§ **Written task**
Print the lines of the listing below verbatim from its first line through the line bearing "x_idx = [0, 1, 2, 3]". Any pictures are to be omitted.

####

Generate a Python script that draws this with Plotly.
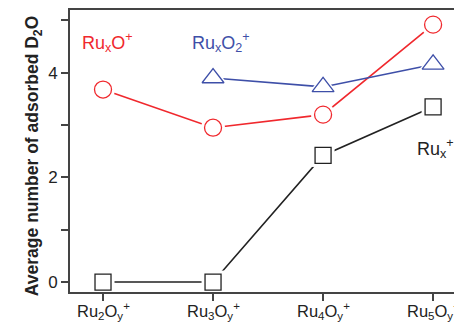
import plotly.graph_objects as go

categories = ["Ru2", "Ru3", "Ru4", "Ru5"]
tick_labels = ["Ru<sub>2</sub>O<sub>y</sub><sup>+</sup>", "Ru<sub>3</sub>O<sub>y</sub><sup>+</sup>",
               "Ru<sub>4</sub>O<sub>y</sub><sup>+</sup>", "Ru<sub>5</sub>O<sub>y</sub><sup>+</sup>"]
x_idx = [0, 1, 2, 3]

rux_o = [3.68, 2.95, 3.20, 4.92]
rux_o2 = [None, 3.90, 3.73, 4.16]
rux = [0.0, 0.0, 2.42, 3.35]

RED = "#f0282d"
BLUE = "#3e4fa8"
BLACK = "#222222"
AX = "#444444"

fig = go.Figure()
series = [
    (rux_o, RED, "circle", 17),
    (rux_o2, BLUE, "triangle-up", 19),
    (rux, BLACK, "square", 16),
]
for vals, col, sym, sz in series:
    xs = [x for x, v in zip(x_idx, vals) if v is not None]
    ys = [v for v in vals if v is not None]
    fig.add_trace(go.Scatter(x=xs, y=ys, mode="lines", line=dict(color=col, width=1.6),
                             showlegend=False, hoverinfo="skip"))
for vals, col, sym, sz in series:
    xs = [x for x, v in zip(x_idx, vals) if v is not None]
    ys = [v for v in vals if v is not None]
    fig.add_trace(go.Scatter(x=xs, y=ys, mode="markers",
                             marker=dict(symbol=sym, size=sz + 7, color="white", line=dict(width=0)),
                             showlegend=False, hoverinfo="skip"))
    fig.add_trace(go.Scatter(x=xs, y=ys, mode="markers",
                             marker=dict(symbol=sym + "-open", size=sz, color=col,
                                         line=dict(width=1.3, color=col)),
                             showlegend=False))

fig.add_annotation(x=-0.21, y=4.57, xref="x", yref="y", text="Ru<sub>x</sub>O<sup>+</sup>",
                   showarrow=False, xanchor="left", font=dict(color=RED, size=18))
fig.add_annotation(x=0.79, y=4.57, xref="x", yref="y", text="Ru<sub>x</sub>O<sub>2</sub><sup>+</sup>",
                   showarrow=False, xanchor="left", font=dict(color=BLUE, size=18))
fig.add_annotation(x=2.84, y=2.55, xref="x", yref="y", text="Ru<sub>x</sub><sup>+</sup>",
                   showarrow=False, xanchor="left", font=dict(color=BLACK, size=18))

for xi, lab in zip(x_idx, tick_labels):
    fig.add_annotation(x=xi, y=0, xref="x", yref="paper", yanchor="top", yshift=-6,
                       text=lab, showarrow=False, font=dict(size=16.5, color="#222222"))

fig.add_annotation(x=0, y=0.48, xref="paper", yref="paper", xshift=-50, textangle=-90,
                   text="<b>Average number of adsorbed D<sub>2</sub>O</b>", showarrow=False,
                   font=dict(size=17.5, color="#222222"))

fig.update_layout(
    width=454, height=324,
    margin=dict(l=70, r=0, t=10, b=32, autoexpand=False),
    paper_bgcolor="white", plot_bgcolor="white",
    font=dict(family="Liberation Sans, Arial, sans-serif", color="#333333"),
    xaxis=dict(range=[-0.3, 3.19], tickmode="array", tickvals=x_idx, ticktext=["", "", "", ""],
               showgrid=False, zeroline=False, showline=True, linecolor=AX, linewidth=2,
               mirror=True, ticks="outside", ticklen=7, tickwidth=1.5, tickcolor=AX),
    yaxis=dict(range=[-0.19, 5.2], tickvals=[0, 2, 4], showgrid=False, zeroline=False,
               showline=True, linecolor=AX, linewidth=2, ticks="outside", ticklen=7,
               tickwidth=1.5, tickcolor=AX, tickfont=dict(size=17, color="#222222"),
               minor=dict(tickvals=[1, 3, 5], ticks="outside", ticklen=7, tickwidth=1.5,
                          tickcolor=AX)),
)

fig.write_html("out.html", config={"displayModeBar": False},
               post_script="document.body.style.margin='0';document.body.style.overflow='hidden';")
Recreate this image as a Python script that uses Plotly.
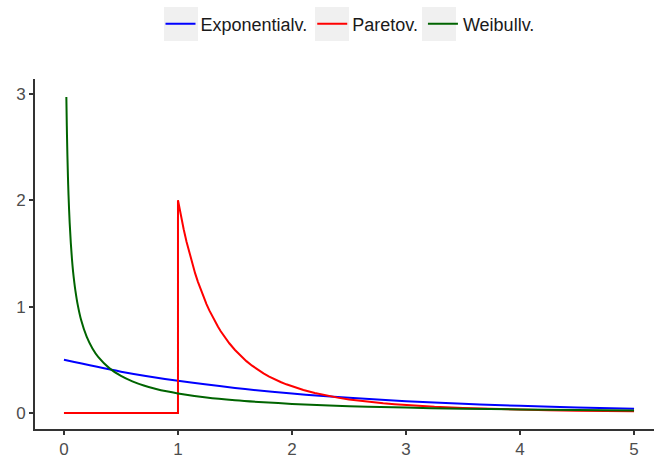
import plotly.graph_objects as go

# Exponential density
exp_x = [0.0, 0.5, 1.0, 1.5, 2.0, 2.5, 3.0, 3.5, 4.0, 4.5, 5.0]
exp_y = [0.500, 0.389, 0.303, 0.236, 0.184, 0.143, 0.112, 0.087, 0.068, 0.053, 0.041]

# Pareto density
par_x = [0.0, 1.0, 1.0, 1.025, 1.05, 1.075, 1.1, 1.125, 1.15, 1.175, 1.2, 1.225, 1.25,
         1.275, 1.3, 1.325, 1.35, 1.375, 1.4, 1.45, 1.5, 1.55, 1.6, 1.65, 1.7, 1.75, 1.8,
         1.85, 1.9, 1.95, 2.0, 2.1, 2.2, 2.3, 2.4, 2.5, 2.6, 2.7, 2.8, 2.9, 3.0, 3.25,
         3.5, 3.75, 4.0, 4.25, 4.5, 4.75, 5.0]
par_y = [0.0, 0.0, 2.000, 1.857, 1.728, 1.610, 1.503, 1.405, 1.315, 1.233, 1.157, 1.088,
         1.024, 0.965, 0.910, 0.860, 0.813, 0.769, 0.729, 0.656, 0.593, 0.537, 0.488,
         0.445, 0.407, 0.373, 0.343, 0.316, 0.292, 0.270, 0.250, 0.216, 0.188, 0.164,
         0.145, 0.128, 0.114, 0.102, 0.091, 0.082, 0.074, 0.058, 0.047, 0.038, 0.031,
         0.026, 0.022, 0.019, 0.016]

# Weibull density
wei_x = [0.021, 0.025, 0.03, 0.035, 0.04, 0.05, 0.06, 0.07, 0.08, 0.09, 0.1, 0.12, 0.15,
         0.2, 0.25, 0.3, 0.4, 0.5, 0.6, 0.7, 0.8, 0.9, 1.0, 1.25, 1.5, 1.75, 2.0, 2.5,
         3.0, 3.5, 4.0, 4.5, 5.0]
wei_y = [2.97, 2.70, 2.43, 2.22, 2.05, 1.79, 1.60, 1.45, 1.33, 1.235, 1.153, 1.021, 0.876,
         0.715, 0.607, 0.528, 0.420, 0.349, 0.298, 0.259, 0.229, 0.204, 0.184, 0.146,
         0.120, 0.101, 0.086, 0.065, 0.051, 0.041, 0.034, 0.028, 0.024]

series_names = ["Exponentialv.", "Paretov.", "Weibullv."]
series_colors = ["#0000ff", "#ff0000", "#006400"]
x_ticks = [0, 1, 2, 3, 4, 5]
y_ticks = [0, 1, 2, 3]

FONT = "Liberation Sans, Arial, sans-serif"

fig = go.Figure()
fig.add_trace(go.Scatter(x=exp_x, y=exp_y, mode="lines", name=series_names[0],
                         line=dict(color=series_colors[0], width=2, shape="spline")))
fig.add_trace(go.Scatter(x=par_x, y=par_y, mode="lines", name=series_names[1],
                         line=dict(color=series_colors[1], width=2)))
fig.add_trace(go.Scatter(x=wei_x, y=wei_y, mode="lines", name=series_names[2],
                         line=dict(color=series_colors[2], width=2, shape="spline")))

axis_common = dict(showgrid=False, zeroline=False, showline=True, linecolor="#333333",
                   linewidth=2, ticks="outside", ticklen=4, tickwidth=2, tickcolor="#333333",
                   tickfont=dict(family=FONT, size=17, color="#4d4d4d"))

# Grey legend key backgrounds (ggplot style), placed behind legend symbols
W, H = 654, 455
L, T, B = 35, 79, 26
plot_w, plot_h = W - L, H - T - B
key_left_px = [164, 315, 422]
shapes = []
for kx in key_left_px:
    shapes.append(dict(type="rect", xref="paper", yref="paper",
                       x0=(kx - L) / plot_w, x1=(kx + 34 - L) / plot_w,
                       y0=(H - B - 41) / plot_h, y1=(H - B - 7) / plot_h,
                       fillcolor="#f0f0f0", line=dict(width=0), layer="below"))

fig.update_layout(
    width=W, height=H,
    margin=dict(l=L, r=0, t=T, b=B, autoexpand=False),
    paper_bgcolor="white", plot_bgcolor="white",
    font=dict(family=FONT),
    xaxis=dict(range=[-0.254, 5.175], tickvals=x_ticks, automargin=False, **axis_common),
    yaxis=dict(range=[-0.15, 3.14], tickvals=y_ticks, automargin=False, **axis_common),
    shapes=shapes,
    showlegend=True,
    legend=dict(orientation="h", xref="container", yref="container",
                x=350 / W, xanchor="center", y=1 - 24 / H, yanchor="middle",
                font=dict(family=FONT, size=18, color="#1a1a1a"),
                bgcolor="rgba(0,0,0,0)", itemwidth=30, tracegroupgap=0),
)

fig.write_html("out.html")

####

§ **Full response**
Generate a Python script that draws this with Plotly.
import plotly.graph_objects as go

categories = ["Ru2", "Ru3", "Ru4", "Ru5"]
tick_labels = ["Ru<sub>2</sub>O<sub>y</sub><sup>+</sup>", "Ru<sub>3</sub>O<sub>y</sub><sup>+</sup>",
               "Ru<sub>4</sub>O<sub>y</sub><sup>+</sup>", "Ru<sub>5</sub>O<sub>y</sub><sup>+</sup>"]
x_idx = [0, 1, 2, 3]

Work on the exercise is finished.